___ Source material ___
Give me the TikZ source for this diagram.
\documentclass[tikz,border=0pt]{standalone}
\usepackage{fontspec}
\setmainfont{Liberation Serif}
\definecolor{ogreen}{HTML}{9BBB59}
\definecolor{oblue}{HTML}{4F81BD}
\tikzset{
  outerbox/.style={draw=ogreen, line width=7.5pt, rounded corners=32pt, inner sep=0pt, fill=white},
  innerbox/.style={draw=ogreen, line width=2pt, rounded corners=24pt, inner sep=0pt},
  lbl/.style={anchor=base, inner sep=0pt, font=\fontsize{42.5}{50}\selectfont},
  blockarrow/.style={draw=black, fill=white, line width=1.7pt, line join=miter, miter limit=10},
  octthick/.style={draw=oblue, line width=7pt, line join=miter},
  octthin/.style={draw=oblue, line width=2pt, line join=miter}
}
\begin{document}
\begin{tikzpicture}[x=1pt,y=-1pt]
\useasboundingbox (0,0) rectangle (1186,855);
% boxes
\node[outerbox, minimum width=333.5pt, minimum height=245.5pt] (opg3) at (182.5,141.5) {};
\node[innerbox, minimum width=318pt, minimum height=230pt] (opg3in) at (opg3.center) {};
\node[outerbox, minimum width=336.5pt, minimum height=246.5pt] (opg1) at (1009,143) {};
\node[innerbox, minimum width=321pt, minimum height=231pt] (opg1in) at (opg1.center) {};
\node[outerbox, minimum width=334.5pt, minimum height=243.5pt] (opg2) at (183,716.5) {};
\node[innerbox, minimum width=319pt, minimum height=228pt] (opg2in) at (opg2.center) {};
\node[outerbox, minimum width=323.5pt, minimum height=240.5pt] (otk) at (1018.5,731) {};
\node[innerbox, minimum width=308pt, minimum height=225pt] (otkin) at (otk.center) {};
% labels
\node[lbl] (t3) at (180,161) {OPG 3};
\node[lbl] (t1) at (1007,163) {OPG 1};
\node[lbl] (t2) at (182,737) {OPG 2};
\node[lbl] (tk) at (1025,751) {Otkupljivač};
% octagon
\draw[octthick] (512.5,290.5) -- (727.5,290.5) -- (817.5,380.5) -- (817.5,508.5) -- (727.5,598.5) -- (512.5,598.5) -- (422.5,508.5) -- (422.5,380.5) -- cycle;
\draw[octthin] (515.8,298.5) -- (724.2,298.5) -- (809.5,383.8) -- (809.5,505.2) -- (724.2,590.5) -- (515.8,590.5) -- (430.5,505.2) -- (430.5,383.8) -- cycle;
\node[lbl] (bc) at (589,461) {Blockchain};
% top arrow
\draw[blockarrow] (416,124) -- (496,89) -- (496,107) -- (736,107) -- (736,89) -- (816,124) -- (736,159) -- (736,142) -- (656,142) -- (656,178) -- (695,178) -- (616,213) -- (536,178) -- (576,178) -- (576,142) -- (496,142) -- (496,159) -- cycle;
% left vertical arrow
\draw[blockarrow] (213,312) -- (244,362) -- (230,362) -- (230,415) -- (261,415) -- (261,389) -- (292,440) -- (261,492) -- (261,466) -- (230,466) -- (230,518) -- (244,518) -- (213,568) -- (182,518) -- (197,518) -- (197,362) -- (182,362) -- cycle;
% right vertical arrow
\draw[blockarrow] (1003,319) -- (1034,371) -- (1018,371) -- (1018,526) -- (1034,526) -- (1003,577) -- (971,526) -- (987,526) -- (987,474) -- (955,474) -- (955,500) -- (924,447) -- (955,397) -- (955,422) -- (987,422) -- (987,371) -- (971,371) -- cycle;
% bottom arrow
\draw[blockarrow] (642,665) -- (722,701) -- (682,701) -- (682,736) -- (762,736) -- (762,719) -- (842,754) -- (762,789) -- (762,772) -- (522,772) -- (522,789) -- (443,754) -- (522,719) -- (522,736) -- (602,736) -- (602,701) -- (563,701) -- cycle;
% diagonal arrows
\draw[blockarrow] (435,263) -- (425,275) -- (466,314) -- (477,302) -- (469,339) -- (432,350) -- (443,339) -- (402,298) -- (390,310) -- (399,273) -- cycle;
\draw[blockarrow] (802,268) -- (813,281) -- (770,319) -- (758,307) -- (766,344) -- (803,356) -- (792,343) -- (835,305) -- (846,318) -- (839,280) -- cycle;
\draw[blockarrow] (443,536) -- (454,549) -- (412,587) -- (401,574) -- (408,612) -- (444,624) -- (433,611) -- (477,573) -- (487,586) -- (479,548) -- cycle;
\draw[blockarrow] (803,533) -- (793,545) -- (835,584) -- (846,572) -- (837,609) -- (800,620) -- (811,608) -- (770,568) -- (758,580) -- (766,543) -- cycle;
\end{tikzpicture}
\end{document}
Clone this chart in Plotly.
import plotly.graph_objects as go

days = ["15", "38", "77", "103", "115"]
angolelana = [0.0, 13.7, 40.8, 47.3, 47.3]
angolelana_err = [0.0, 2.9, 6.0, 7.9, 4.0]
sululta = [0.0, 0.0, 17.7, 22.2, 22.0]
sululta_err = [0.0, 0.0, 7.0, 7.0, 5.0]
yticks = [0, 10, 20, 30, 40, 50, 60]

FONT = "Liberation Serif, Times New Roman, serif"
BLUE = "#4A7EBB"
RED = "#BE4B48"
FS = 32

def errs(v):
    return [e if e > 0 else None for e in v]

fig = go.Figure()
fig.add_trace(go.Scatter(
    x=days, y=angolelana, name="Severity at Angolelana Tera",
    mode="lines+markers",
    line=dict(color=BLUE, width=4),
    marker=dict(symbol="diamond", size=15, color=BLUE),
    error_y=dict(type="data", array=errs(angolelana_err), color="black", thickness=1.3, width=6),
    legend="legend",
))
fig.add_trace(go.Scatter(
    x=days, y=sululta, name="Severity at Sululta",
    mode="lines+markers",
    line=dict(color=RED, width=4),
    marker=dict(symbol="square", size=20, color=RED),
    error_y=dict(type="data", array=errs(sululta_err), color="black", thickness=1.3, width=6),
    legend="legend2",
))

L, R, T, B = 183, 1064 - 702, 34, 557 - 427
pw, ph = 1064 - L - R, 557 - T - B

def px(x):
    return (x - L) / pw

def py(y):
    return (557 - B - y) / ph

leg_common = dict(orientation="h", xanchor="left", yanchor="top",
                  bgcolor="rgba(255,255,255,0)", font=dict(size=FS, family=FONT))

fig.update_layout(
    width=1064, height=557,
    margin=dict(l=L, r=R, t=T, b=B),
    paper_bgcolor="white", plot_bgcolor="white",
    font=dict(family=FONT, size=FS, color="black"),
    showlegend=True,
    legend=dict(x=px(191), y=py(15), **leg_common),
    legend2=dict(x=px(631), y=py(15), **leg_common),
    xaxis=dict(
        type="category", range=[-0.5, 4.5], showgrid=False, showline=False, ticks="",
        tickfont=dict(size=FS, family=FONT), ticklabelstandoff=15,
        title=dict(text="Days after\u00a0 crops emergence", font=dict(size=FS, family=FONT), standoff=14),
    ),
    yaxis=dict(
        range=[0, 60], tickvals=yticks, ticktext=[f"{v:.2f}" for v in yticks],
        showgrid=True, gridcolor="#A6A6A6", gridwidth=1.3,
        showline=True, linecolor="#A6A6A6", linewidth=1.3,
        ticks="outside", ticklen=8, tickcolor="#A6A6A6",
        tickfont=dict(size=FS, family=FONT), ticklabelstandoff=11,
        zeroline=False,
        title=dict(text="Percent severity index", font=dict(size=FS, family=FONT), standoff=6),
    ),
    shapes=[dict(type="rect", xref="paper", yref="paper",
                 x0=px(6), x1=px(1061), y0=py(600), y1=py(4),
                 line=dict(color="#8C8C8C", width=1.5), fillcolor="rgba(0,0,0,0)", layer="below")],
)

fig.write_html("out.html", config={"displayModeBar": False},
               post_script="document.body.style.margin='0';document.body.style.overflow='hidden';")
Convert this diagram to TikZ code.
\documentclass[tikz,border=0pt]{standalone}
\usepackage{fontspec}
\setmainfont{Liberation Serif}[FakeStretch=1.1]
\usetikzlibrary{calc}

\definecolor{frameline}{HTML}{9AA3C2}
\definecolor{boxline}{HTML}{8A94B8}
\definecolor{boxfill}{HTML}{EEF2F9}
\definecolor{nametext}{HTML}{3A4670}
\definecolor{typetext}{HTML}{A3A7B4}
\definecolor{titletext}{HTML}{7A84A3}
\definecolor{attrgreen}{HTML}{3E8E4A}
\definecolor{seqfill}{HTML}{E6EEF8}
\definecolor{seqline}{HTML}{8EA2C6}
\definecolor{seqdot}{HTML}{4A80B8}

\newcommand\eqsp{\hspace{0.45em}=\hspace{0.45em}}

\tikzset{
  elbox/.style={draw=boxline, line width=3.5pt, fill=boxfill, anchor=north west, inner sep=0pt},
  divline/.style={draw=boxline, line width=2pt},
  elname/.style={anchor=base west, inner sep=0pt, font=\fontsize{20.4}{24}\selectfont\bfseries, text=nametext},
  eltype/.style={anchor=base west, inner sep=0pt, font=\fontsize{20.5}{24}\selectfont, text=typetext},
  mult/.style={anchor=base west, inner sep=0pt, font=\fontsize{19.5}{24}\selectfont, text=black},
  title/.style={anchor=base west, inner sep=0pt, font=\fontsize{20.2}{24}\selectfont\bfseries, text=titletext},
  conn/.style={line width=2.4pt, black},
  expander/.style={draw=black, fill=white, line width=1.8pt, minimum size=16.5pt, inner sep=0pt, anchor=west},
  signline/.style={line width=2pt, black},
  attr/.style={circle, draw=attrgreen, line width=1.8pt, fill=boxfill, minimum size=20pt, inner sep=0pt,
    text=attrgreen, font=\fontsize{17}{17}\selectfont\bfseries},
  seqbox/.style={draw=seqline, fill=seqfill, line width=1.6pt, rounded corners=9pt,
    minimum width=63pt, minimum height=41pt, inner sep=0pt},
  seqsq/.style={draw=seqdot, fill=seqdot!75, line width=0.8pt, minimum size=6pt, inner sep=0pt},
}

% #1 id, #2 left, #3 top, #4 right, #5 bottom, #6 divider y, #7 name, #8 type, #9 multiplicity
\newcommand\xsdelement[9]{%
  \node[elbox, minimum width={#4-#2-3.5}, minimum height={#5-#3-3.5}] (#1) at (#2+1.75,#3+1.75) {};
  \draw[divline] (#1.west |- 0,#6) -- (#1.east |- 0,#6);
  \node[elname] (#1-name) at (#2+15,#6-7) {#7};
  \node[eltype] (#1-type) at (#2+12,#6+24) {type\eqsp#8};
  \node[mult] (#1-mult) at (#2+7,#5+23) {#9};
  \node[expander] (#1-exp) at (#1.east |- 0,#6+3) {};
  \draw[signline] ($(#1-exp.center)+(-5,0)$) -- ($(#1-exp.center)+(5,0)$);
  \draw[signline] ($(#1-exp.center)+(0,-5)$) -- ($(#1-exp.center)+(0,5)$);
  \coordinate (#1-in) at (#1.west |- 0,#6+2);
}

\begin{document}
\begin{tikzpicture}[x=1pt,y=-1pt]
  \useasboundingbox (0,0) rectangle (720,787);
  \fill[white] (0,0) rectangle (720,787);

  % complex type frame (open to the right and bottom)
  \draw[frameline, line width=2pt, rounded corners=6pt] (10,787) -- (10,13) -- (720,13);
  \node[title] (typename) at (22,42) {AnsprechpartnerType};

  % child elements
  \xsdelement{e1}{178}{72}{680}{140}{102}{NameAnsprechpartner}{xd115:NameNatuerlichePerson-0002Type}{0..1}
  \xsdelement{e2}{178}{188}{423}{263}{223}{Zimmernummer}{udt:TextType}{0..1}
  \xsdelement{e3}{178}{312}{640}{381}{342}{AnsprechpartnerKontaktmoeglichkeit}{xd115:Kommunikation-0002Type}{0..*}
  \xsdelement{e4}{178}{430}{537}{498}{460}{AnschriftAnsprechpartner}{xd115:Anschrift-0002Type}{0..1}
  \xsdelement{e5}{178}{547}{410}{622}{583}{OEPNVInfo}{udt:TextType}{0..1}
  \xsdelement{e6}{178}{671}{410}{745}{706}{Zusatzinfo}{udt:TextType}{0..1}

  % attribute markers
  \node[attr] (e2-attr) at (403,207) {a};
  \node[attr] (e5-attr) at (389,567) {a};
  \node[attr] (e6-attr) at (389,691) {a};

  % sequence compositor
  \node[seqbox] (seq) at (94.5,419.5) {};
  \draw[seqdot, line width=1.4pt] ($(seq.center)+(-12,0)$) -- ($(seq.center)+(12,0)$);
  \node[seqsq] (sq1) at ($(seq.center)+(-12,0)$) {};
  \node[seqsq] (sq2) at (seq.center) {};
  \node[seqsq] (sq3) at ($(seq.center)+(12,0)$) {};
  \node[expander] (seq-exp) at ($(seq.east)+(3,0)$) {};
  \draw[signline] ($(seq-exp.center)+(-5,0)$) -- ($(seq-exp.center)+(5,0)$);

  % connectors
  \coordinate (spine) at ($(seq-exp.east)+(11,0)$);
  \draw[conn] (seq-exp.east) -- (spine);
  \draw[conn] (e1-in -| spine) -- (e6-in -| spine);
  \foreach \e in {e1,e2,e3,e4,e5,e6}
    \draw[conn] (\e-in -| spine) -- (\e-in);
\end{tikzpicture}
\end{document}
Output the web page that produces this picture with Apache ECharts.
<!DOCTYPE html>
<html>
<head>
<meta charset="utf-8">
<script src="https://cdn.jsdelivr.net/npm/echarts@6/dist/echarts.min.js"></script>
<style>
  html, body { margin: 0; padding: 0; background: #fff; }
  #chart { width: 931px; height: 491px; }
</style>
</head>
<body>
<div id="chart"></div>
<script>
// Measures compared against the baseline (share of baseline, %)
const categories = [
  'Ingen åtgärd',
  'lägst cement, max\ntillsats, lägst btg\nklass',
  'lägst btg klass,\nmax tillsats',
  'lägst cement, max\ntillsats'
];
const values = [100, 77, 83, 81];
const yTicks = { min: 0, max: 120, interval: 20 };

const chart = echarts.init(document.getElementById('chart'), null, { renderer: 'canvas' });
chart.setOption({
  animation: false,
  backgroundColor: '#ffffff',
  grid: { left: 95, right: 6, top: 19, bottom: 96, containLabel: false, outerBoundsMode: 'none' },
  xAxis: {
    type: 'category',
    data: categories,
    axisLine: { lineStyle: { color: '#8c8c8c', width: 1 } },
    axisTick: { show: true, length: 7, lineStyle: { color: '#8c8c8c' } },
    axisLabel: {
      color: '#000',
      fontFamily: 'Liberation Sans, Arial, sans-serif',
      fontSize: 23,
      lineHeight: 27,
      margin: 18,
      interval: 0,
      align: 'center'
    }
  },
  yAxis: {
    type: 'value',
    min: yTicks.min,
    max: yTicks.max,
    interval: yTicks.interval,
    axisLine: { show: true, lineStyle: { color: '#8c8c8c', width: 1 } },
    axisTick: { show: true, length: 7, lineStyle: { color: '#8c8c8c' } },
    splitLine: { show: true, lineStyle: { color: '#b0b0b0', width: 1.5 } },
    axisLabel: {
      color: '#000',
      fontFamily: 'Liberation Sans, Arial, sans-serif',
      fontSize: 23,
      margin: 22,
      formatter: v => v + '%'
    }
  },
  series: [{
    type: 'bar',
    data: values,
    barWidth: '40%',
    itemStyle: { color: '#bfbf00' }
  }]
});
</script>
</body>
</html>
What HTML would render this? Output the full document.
___
● **Brief**
Exactly reproduce the lines that run from the line bearing "Output the web" through the line bearing "120, interval: 20", with both end lines included.

● **Response to the task**
Output the web page that produces this picture with Apache ECharts.
<!DOCTYPE html>
<html>
<head>
<meta charset="utf-8">
<script src="https://cdn.jsdelivr.net/npm/echarts@6/dist/echarts.min.js"></script>
<style>
  html, body { margin: 0; padding: 0; background: #fff; }
  #chart { width: 931px; height: 491px; }
</style>
</head>
<body>
<div id="chart"></div>
<script>
// Measures compared against the baseline (share of baseline, %)
const categories = [
  'Ingen åtgärd',
  'lägst cement, max\ntillsats, lägst btg\nklass',
  'lägst btg klass,\nmax tillsats',
  'lägst cement, max\ntillsats'
];
const values = [100, 77, 83, 81];
const yTicks = { min: 0, max: 120, interval: 20 };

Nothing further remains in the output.